Elizabeth O'Bagy got a lot of media attention last week after she wrote an op-ed for The Wall Street Journal, which failed to disclose O’Bagy’s ties to the Syrian Emergency Task Force (SETF), an advocacy group supporting the Syrian opposition and lobbying the U.S. government to intervene.
The young senior analyst at the non-partisan think tank wrote that moderates were leading the opposition against the Syrian government. Kerry and McCain cited her work as they pressed Congress for intervention.
The paper later posted a clarification, saying, "in addition to her role at the Institute for the Study of War, Ms. O’Bagy is affiliated with the Syrian Emergency Task Force, a nonprofit operating as a 501(c)(3) pending IRS approval that subcontracts with the U.S. and British governments to provide aid to the Syrian opposition."
Before O'Bagy was fired from ISW, she stressed that her affiliation with SETF and her research were "completely separate."
“Elizabeth is one of the best experts on Syria and her field work inside Syria along with her extensive networks on the ground makes her one of few people that can help inform policy makers on the reality on the ground,” said Mouaz Moustafa, the executive director of SETF.
Kim Kagan, the founder and president of ISW, said she fired O'Bagy after learning she had not in fact completed her Ph.D. Kagan said the termination had nothing to do with O'Bagy's affiliation to SETF.
“I had no problem with her affiliation, I approved it,” Kagan said.

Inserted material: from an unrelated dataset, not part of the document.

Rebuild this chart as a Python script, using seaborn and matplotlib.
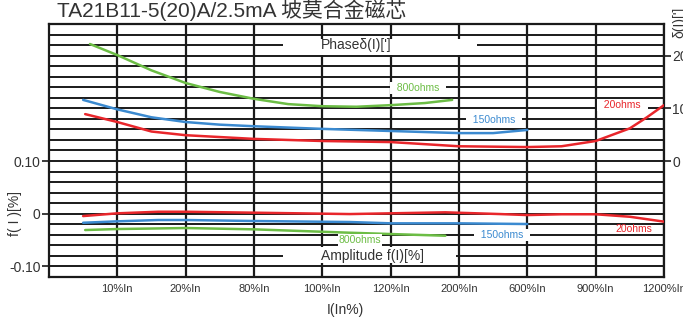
import numpy as np
import matplotlib
matplotlib.use("Agg")
import matplotlib.pyplot as plt
import seaborn as sns
from matplotlib.patches import Rectangle

# ---- data -------------------------------------------------------------
# current points along the horizontal scale (grid index 1..9)
current_labels = ["10%In", "20%In", "80%In", "100%In", "120%In",
                  "200%In", "600%In", "900%In", "1200%In"]
current_pos = [1, 2, 3, 4, 5, 6, 7, 8, 9]

# phase error δ(I) in minutes (right axis)
phase_800_x = [0.60, 1.0, 1.5, 2.0, 2.5, 3.0, 3.5, 4.0, 4.5, 5.0, 5.5, 5.9]
phase_800 = [22.2, 20.1, 17.2, 14.8, 13.1, 11.8, 10.8, 10.4, 10.3, 10.6, 11.0, 11.6]

phase_150_x = [0.5, 1.0, 1.5, 2.0, 2.5, 3.0, 4.0, 5.0, 6.0, 6.5, 7.0]
phase_150 = [11.6, 9.8, 8.3, 7.4, 6.9, 6.6, 6.1, 5.7, 5.3, 5.3, 5.9]

phase_20_x = [0.53, 1.0, 1.5, 2.0, 3.0, 4.0, 5.0, 6.0, 7.0, 7.5, 8.0, 8.5, 8.75, 9.0]
phase_20 = [8.9, 7.4, 5.6, 4.9, 4.2, 3.8, 3.6, 2.8, 2.65, 2.8, 3.8, 6.2, 8.3, 10.6]

# ratio error f(I) in % (left axis)
amp_20_x = [0.5, 1.0, 1.6, 2.0, 3.0, 4.4, 5.0, 5.8, 6.6, 7.0, 7.5, 8.0, 8.5, 9.0]
amp_20 = [-0.0044, 0.0008, 0.0038, 0.0038, 0.0020, -0.0006, 0.0008, 0.0027,
          -0.0006, -0.0025, -0.0010, -0.0010, -0.0057, -0.0150]

amp_150_x = [0.5, 1.0, 1.6, 2.0, 3.0, 4.4, 5.0, 6.0, 7.0]
amp_150 = [-0.0171, -0.0144, -0.0119, -0.0119, -0.0138, -0.0157, -0.0182, -0.0182, -0.0195]

amp_800_x = [0.53, 1.0, 2.0, 3.0, 4.4, 5.0, 5.8]
amp_800 = [-0.0309, -0.0290, -0.0271, -0.0296, -0.0360, -0.0385, -0.0417]

GREEN = "#6cbd45"
BLUE = "#3b8ad0"
RED = "#e8262b"
INK = "#1a1a1a"

# ---- style ------------------------------------------------------------
sns.set_theme(style="white")
plt.rcParams["font.family"] = ["Liberation Sans", "Noto Sans CJK SC", "DejaVu Sans"]

fig = plt.figure(figsize=(6.83, 3.25), dpi=100)
ax = fig.add_axes([0.0717, 0.1477, 0.9005, 0.7785])
ax.set_facecolor("white")

ax.set_xlim(0, 9)
ax.set_ylim(-0.12, 0.36)

# grid: vertical line at every current point, horizontal every 0.02
ax.set_xticks(current_pos)
ax.set_xticklabels(current_labels, fontsize=8, color="#333333")
ax.tick_params(axis="x", length=0, pad=5)

ax.set_yticks([-0.10, 0, 0.10])
ax.set_yticklabels(["-0.10", "0", "0.10"], fontsize=10, color="#333333")
ax.set_yticks(np.arange(-0.12, 0.3601, 0.02), minor=True)
ax.tick_params(axis="y", which="major", direction="out", length=5, width=1.2,
               color=INK, pad=1, left=True)
ax.tick_params(axis="y", which="minor", length=0)

ax.set_axisbelow(True)
ax.grid(True, axis="y", which="both", color=INK, lw=1.4)
ax.grid(True, axis="x", which="major", color=INK, lw=1.6)

for sp in ax.spines.values():
    sp.set_visible(True)
    sp.set_color(INK)
    sp.set_linewidth(1.6)

# blank panels behind the two section captions
ax.add_patch(Rectangle((0.380, 0.877), 0.316, 0.064, transform=ax.transAxes,
                       facecolor="white", edgecolor="none", zorder=1))
ax.add_patch(Rectangle((0.380, 0.055), 0.282, 0.064, transform=ax.transAxes,
                       facecolor="white", edgecolor="none", zorder=1))
ax.text(3.98, 0.320, "Phaseδ(I)[']", fontsize=10, color="#333333",
        ha="left", va="center", zorder=2)
ax.text(3.98, -0.0796, "Amplitude f(I)[%]", fontsize=10, color="#333333",
        ha="left", va="center", zorder=2)

# ratio error curves
for xs, ys, c in [(amp_800_x, amp_800, GREEN),
                  (amp_150_x, amp_150, BLUE),
                  (amp_20_x, amp_20, RED)]:
    sns.lineplot(x=xs, y=ys, ax=ax, color=c, lw=1.8, legend=False, zorder=3)

box = dict(facecolor="white", edgecolor="none", boxstyle="square,pad=0.1")
ax.text(4.55, -0.050, "800ohms", fontsize=7.5, color=GREEN, ha="center",
        va="center", zorder=4, bbox=box)
ax.text(6.63, -0.0404, "  150ohms  ", fontsize=7.5, color=BLUE, ha="center",
        va="center", zorder=4, bbox=box)
ax.text(8.56, -0.029, "20ohms", fontsize=7.5, color=RED, ha="center",
        va="center", zorder=4)

ax.set_xlabel("")
ax.set_ylabel("")

# phase error on the right-hand scale
ax2 = ax.twinx()
ax2.set_ylim(-22, 26)
ax2.set_yticks([0, 10, 20])
ax2.set_yticklabels(["0", "10", "20"], fontsize=10, color="#333333")
ax2.tick_params(axis="y", direction="out", length=5, width=1.2, color=INK,
                pad=1, right=True)
ax2.grid(False)
for sp in ax2.spines.values():
    sp.set_visible(False)

for xs, ys, c in [(phase_800_x, phase_800, GREEN),
                  (phase_150_x, phase_150, BLUE),
                  (phase_20_x, phase_20, RED)]:
    sns.lineplot(x=xs, y=ys, ax=ax2, color=c, lw=1.8, legend=False, zorder=3)

ax2.text(5.40, 13.8, "  800ohms  ", fontsize=7.5, color=GREEN, ha="center",
         va="center", zorder=4, bbox=box)
ax2.text(6.51, 7.8, "  150ohms  ", fontsize=7.5, color=BLUE, ha="center",
         va="center", zorder=4, bbox=box)
ax2.text(8.39, 10.6, "  20ohms  ", fontsize=7.5, color=RED, ha="center",
         va="center", zorder=4, bbox=box)
ax2.set_xlim(0, 9)
ax2.set_ylabel("")

# titles and axis captions
fig.text(57 / 683, 1 - 17 / 325, "TA21B11-5(20)A/2.5mA 坡莫合金磁芯",
         fontsize=15, color="#333333", ha="left", va="baseline")
fig.text(15 / 683, 1 - 213 / 325, "f( I )[%]", rotation=90, fontsize=10,
         color="#333333", ha="center", va="center")
fig.text(345 / 683, 1 - 310 / 325, "I(In%)", fontsize=10, color="#333333",
         ha="center", va="center")
fig.text(679 / 683, 1 - 38 / 325, "δ(I)[']", rotation=90, fontsize=10,
         color="#333333", ha="center", va="bottom")

fig.savefig("out.png", dpi=100)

O’Bagy has a masters degree from Georgetown University and was was enrolled in a Ph.D program, but had not yet defended her dissertation. Kagan said she discovered the misrepresentation while conducting "due diligence" following the media attention.
Kagan described O'Bagy's research as "rock solid" despite her lacking credentials. "The research stands, unfortunately, it stands alone."